Les 15 scientifiques signataires de la tribune vont plus loin :
« L’argument avancé pour le justifier est que, tant que les forêts repoussent, elles finissent au bout d’un certain temps par réabsorber le carbone libéré. Cependant, même si cela est vrai, de nombreuses études ont montré que l’effet net sera finalement une aggravation du réchauffement climatique pendant des décennies – pouvant aller jusqu’à des siècles, même lorsque le bois aura remplacé le charbon, le pétrole ou le gaz naturel. […] Ensuite, par unité d’énergie produite, le bois brûlé dégage plus de CO2 que le charbon et brûle à une température plus basse, produisant donc moins d’électricité. À énergie finale identique, les cheminées d’une centrale qui brûle des copeaux de bois, émettent généralement une fois et demie le CO2 d’une centrale brûlant du charbon et au moins trois fois plus de dioxyde de carbone qu’une centrale électrique brûlant du gaz naturel. »

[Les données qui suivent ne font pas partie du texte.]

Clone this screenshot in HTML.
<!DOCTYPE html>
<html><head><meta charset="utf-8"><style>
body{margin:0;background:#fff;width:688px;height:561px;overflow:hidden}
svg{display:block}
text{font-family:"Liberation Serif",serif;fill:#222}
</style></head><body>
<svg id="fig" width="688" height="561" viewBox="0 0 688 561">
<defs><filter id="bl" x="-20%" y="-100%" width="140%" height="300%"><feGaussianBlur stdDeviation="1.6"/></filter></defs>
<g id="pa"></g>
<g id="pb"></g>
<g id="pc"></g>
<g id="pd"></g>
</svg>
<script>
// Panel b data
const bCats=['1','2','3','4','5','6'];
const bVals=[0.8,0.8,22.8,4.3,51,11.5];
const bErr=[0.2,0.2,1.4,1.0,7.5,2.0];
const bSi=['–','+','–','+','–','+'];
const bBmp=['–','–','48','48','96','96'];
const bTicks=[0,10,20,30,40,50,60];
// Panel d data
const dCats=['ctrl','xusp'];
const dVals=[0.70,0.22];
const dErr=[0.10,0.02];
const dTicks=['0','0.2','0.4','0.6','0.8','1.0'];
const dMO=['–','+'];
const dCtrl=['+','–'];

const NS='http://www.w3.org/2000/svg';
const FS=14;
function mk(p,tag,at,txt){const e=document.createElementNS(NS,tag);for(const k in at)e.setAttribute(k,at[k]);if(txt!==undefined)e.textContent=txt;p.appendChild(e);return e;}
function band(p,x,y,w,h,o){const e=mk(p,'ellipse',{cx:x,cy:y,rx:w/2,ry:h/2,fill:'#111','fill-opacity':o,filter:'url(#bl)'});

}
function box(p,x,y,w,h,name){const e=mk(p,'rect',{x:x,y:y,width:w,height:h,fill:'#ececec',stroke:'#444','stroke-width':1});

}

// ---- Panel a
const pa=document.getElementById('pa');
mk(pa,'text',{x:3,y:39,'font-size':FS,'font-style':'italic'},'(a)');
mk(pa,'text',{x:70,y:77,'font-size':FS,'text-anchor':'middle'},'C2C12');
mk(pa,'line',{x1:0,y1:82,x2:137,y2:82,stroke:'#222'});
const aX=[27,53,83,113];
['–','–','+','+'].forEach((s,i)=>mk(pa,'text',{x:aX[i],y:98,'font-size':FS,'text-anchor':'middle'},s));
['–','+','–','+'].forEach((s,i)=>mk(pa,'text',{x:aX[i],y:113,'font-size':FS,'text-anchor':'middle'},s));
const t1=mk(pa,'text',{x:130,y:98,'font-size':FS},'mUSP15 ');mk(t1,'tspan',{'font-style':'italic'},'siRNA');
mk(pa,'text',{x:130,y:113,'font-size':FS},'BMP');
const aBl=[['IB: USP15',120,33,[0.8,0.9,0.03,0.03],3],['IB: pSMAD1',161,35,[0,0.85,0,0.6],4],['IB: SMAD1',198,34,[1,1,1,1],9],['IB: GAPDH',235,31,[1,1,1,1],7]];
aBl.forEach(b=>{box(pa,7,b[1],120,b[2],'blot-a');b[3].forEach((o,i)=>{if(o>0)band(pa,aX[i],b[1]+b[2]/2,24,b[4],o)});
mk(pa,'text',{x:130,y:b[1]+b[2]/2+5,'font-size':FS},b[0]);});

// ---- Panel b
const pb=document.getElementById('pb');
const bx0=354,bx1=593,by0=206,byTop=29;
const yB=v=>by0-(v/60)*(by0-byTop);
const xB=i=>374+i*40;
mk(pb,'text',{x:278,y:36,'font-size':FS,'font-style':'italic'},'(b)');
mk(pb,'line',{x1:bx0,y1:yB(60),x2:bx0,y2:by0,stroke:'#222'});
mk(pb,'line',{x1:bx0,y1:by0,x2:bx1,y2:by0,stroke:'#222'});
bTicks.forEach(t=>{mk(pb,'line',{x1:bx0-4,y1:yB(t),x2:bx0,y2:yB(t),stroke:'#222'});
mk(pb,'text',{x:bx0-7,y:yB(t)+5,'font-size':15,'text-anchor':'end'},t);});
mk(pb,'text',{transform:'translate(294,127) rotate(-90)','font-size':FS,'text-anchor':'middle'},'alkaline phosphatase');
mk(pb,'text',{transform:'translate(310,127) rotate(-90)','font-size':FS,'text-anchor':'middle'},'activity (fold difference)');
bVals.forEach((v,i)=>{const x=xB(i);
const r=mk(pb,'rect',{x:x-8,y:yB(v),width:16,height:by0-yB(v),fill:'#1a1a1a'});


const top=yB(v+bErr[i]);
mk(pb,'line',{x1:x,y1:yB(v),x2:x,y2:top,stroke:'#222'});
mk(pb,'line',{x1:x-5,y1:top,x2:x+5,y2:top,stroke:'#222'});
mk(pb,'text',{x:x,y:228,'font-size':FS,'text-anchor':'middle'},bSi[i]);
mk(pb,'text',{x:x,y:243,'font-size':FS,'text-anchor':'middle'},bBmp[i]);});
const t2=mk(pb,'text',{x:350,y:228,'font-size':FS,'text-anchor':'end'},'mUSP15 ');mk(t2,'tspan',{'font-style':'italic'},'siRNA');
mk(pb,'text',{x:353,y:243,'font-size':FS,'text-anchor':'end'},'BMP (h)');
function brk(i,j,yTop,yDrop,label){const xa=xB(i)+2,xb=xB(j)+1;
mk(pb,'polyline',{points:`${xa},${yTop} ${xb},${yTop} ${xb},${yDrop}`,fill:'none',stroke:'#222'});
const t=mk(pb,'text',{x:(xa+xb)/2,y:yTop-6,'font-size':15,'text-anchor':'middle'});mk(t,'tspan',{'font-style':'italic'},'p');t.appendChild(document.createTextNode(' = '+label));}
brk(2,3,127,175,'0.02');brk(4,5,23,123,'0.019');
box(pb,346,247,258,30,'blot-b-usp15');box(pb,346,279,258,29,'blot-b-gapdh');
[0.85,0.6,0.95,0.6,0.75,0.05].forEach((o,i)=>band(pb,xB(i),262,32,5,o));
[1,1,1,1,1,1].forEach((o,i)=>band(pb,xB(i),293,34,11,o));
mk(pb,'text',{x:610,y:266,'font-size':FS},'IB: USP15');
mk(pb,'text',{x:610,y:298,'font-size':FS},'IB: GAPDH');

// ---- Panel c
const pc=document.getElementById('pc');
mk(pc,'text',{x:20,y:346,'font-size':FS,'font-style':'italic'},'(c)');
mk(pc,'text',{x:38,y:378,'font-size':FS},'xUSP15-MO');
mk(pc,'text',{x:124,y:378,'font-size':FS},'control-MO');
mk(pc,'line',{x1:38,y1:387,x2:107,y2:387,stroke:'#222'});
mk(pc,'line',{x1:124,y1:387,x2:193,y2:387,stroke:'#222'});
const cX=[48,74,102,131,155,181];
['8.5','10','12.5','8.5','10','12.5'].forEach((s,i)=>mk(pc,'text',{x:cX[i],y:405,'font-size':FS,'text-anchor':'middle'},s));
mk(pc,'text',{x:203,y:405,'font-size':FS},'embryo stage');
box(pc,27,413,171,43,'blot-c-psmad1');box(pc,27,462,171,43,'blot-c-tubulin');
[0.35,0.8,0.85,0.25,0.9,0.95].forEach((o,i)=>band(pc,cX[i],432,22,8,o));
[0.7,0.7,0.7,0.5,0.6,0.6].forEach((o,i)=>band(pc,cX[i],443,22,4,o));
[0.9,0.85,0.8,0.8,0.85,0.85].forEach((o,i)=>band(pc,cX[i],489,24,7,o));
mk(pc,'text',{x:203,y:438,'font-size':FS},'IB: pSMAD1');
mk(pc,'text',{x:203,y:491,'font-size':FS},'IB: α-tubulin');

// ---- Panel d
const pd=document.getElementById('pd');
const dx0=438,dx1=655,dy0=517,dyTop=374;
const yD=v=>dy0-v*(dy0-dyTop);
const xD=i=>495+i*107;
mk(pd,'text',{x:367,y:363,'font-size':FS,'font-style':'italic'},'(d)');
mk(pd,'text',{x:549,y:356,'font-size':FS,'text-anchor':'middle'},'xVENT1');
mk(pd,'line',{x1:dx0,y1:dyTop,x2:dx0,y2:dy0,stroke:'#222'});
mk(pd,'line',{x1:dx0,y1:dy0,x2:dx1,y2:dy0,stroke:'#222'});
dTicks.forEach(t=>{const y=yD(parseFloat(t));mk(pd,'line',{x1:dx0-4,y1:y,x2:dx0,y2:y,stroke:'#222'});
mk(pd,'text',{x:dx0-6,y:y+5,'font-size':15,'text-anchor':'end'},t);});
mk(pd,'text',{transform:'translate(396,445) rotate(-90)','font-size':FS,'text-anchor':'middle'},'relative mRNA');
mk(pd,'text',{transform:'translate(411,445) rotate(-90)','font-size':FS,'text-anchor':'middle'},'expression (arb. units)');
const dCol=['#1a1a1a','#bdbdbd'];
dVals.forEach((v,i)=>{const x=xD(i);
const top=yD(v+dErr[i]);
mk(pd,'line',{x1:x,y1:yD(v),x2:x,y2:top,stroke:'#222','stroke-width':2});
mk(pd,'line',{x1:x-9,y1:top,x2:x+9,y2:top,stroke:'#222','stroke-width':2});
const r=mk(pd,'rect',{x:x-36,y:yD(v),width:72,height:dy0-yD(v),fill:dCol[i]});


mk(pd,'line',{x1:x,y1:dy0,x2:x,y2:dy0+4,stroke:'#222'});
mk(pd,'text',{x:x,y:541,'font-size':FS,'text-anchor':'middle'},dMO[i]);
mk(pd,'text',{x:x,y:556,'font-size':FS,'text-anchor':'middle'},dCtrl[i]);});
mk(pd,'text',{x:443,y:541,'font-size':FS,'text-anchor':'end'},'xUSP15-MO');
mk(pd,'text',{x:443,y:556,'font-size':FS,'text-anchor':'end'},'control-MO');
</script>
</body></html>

(voir à ce sujet les actes des assises de la forêt 2019 sur le site de SOSforêt.org)
Malheureusement, cet avertissement n’a pas été entendu et la directive a été adoptée. Depuis, les actions pour revenir sur ces dispositions se succèdent. Le système politique de gouvernance de l’UE n’étant pas très « démocratiques », l’organisation et la conduite de ce débat demeurent très compliqué, et pendant ce temps, les directives s’appliquent.
Cependant, un groupe de plaignants originaires d’Estonie, de France, d’Irlande, de Roumanie, de Slovaquie, de Suède et des États-Unis ont intenté une action en justice contre l’UE pour empêcher l’inclusion de la biomasse forestière dans la directive sur l’énergie renouvelable. L’affaire a été portée devant la Cour de justice de l’UE par des citoyens accompagnés par des ONG.
La « galaxie » d’énergies dites « renouvelables » européenne est constituée à 60% de biomasse utilisée comme combustible. C’est bien cela le problème, l’UE choisit dans ce domaine la solution de facilité, qui se révèle ne pas être une solution du tout. En effet, plutôt que d’investir massivement dans la recherche et le développement de nouvelles méthodes de production durable à partir de l’atome, du sol, du vent, de la mer ou du soleil, les décisionnaires européens préfèrent appliquer le même modèle que l’usage des énergies fossiles, aux ressources de biomasse, c’est-à-dire « récolter plus pour produire plus, jusqu’à épuisement des stocks ». Cette stratégie consiste à conserver un modèle de production identique en remplaçant simplement les combustibles fossiles par de la biomasse, comme pour la conversion de la centrale de Gardanne, avec les effets dévastateurs exposés ci-dessus : ce n’est pas une politique de transition énergétique !
En 2020, le recours devant la Cour de justice européenne a été rejeté. Malheureusement, on ne pouvait en espérer mieux, puisqu’on peut penser qu’il faudra beaucoup plus pour que l’UE abandonne ce qu’elle considère, à tort, comme sa principale piste de « transition écologique ».
Pour finir, une pétition a été mise en ligne contre cette directive, conduite par de nombreuses structures du monde entier, dont SOSforêtFrance et s’intitule : « L’UE doit protéger les forêts plutôt que les brûler pour produire de l’énergie ». (Elle est hébergée sur le site you.wemove.eu)
Cela n’augure pas la fin du combat sur ce sujet, bien au contraire. Ce débat a le mérite de mettre à jour les véritables implications politiques de l’UE. Cette dernière, en plus d’être antisociale, revêt un caractère anti-écologique. Il est plus que jamais urgent de sortir de cette politique de « terre brulée », seule solution pour nous en sortir.